Poverty. Soda. Girlfriends. The garbage man. G. Love and Special Sauce have written songs about almost everything, each one accompanied by their signature funky backbeat.
|G. Love performed in Montauk recently. (click for larger version)|
Fusing blues, hip-hop and R&B, G. Love, and his two-man Cajun-inspired band, Special Sauce, hit the music scene in the mid-'90s with a fresh sound that instantly put them on the map.
Their feel good, carefree, sloppy white boy blues sound carved out a new, sophisticated genre of music with which listeners easily connected.
Born Garrett Dutton III in Philadelphia, G. Love has said the "G" stands for Good and Love was added because it simply sounded right. He is the front man (vocals, guitar, harmonica), with Special Sauce featuring Jeff Clemens on drums and Jim Prescott on upright bass. They came together 16 years ago and have been generating hit albums ever since, including G. Love and Special Sauce, Yeah, It's That Easy and Philadelphonic.
Love recently visited the East End, sans Special Sauce, for a beach cleanup event organized by Barefoot Wine and Surfrider Foundation. He, along with singer-songwriter Tristan Prettyman, joined a group of volunteers in picking up debris on a popular surfing beach, Ditch Plains in Montauk, making it "barefoot friendly."

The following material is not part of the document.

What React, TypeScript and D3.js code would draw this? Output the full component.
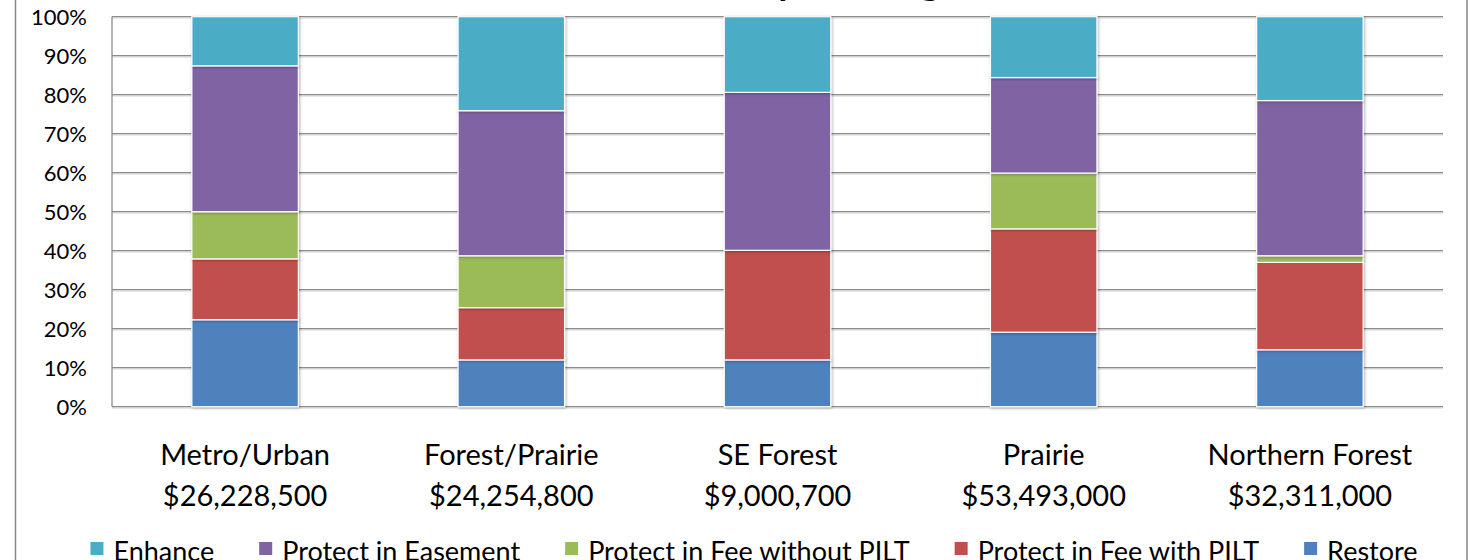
import React, { useEffect, useRef } from "react";
import * as d3 from "d3";

// regions (x axis) and their total dollars
const regions = ["Metro/Urban", "Forest/Prairie", "SE Forest", "Prairie", "Northern Forest"];
const totals = ["$26,228,500", "$24,254,800", "$9,000,700", "$53,493,000", "$32,311,000"];

// share of each activity per region, in percent
const restore = [22.3, 12.0, 12.0, 19.1, 14.6];
const feeWithPilt = [15.6, 13.4, 28.1, 26.5, 22.4];
const feeWithoutPilt = [12.1, 13.3, 0, 14.3, 1.7];
const easement = [37.4, 37.2, 40.5, 24.5, 39.8];
const enhance = [12.6, 24.1, 19.4, 15.6, 21.5];

// stacking order, bottom to top
const seriesKeys = ["Restore", "Protect in Fee with PILT", "Protect in Fee without PILT", "Protect in Easement", "Enhance"];
const seriesColors = ["#4F81BD", "#C0504D", "#9BBB59", "#8064A2", "#4BACC6"];

const yTicks = [0, 0.1, 0.2, 0.3, 0.4, 0.5, 0.6, 0.7, 0.8, 0.9, 1];

// only the descenders of the title show at the top edge
const title = "Percent of Activity Funding";

function App() {
  const ref = useRef<SVGSVGElement>(null);

  useEffect(() => {
    const width = 1469,
      height = 560;
    const left = 112,
      right = 1443,
      top = 16.7,
      bottom = 406.7;
    const font = "Lato, 'Open Sans', sans-serif";

    const svg = d3.select(ref.current);
    svg.selectAll("*").remove();
    svg.attr("width", width).attr("height", height);

    // soft shadow behind the bars
    const defs = svg.append("defs");
    defs.append("filter")
      .attr("id", "barShadow")
      .attr("x", "-20%").attr("y", "-5%").attr("width", "140%").attr("height", "110%")
      .append("feDropShadow")
      .attr("dx", 1).attr("dy", 1)
      .attr("stdDeviation", 1.6)
      .attr("flood-color", "#000")
      .attr("flood-opacity", 0.3);

    svg.append("rect").attr("width", width).attr("height", height).attr("fill", "#fff");

    // table for d3.stack
    const values = [restore, feeWithPilt, feeWithoutPilt, easement, enhance];
    const table = regions.map((r, i) => {
      const row: any = { region: r };
      seriesKeys.forEach((k, j) => (row[k] = values[j][i]));
      return row;
    });
    const stacked = d3.stack().keys(seriesKeys).offset(d3.stackOffsetExpand)(table);

    const x = d3.scaleBand().domain(regions).range([left, right]).paddingInner(0.6).paddingOuter(0.3);
    const y = d3.scaleLinear().domain([0, 1]).range([bottom, top]);
    const color = d3.scaleOrdinal<string>().domain(seriesKeys).range(seriesColors);

    // title, almost all above the visible frame
    svg.append("text")
      .attr("x", 482)
      .attr("y", -5)
      .style("font-family", font)
      .style("font-weight", "bold")
      .style("font-size", "38px")
      .text(title);

    // chart frame (left and right edges only are visible)
    svg.append("line").attr("x1", 15.5).attr("x2", 15.5).attr("y1", 0).attr("y2", height)
      .attr("stroke", "#868686").attr("stroke-width", 1.5);
    svg.append("line").attr("x1", 1467).attr("x2", 1467).attr("y1", 0).attr("y2", height)
      .attr("stroke", "#868686").attr("stroke-width", 1.5);

    // gridlines
    const grid = svg.append("g");
    grid.selectAll("line.shadow")
      .data(yTicks)
      .join("line")
      .attr("class", "shadow")
      .attr("x1", left).attr("x2", right)
      .attr("y1", (d) => y(d) + 1.3).attr("y2", (d) => y(d) + 1.3)
      .attr("stroke", "#d4d4d4").attr("stroke-width", 1);
    grid.selectAll("line.main")
      .data(yTicks)
      .join("line")
      .attr("class", "main")
      .attr("x1", left).attr("x2", right)
      .attr("y1", (d) => y(d)).attr("y2", (d) => y(d))
      .attr("stroke", "#8c8c8c").attr("stroke-width", 1.3);

    // value axis line
    svg.append("line").attr("x1", left).attr("x2", left).attr("y1", top).attr("y2", bottom)
      .attr("stroke", "#8c8c8c").attr("stroke-width", 1.3);

    // y tick labels
    svg.append("g")
      .selectAll("text")
      .data(yTicks)
      .join("text")
      .attr("x", 87)
      .attr("y", (d) => y(d))
      .attr("dy", "0.36em")
      .attr("text-anchor", "end")
      .style("font-family", font)
      .style("font-size", "22px")
      .attr("fill", "#000")
      .text((d) => d3.format(".0%")(d));

    // stacked bars
    svg.append("g")
      .selectAll("g")
      .data(stacked)
      .join("g")
      .attr("fill", (d) => color(d.key))
      .selectAll("rect")
      .data((d) => d.filter((p) => p[1] - p[0] > 0))
      .join("rect")
      .attr("x", (d: any) => x(d.data.region)!)
      .attr("width", x.bandwidth())
      .attr("y", (d) => y(d[1]))
      .attr("height", (d) => y(d[0]) - y(d[1]))
      .attr("stroke", "#fff")
      .attr("stroke-width", 1.2)
      .attr("filter", "url(#barShadow)");

    // category labels (two lines)
    const cat = svg.append("g")
      .selectAll("text")
      .data(regions)
      .join("text")
      .attr("text-anchor", "middle")
      .style("font-family", font)
      .style("font-size", "29px")
      .attr("fill", "#000");
    cat.append("tspan")
      .attr("x", (d) => x(d)! + x.bandwidth() / 2)
      .attr("y", 465)
      .text((d) => d);
    cat.append("tspan")
      .attr("x", (d) => x(d)! + x.bandwidth() / 2)
      .attr("y", 506)
      .text((d, i) => totals[i]);

    // legend, in reverse stack order, laid out by measured text width
    const legendKeys = seriesKeys.slice().reverse();
    const legend = svg.append("g");
    const items = legend.selectAll("g")
      .data(legendKeys)
      .join("g");
    items.append("rect")
      .attr("width", 13).attr("height", 13)
      .attr("y", 542)
      .attr("fill", (d) => color(d));
    items.append("text")
      .attr("x", 23)
      .attr("y", 561)
      .style("font-family", font)
      .style("font-size", "27px")
      .attr("fill", "#000")
      .text((d) => d);

    const gap = 45;
    const widths: number[] = [];
    items.each(function () {
      const t = d3.select(this).select("text").node() as SVGTextElement;
      widths.push(23 + t.getComputedTextLength());
    });
    const total = d3.sum(widths) + gap * (widths.length - 1);
    let cursor = 754 - total / 2;
    items.attr("transform", (d, i) => {
      const pos = cursor;
      cursor += widths[i] + gap;
      return `translate(${pos},0)`;
    });
  }, []);

  return (
    <div>
      <svg ref={ref} style={{ position: "absolute", left: 0, top: 0, display: "block" }}></svg>
    </div>
  );
}

export default App;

"It was a good match because Tristan and I are surfers, so we were excited about it," said Love.
A casual and fairly intimate celebration with the volunteers and some press followed at Second House Tavern, where the two musicians played songs off their respective albums.
Prettyman opened with a laid-back, acoustic set, finger picking her guitar while belting out some beautiful melodies. Then, tall and lanky, Love took to the modest stage, looking cool even while sitting on a chair seemingly too small for his gangly legs. He addressed a few brief words to the audience and without missing a beat, guitar and harmonica in tow, he sprang right into a cut off his band's new album, their tenth, Superhero Brother. He also squeezed in some old favorites, including "Baby's Got Sauce."
Later, Prettyman and Love played together – their soulful, bluesy duet "Beautiful" winning the crowd over. They're performing it every night on tour this summer. Also on the bill is the John Butler Trio.
"John Butler is someone that I've known over the years from playing in Australia, at a lot of festivals. He's a huge superstar in Australia, like one of the biggest live acts, and record selling acts," said Love. "He's a tremendous guitar player, vocalist, and songwriter and I just really admired him over the years."
While picking a tour line up is partly about who musicians want to work with, it's also about finding the right people who will complement each other and complete the overall performance.
"You're trying to make a vibe, my vibe is my own music," Love said. "We feel like when we're doing shows, something that Jason, my manager, and I started doing, probably around the last five or eight years, is focusing not just on our show but the whole experience of the night."
Love has toured with a score of big names, including Dr. John, Bonnie Rait, Run DMC, Tribe Called Quest, Wide Spread Panic, the Black Crowes, Blues Traveler and Dave Matthews, to name a few.
Touring with this caliber of rock star generally means a band has found the right balance between pleasing the crowds and gaining the respect of peers. That kind of fame and fortune can easily lure some bands away from their original intention – making music. But Love says dollar signs pale in comparison to establishing a bond with listeners.
"At the end of the day, sell a million records, sell zero records, if you get out in front of people that's what really counts, to be able to connect with people," he said. "I think that our band has always been lucky and put a lot of effort in trying to do that."
As a result, G. Love and Special Sauce has tremendous staying power, even when suffering the release of an occasional flat album – Electric Mile, which came out in 2001, was generally considered by critics as scattered and jumpy, combining too many sounds.
The key to a musician's staying power, says the band's front man, is simply loving the work.
"It's music, and the love of music," said Love. "When I go out to play I get kind of nervous before I go on" but can break through that. "It's just about going out and feeling the music, and I think as a musician [if] you can feel your music, and connect with that, then connecting with the crowd just comes second nature."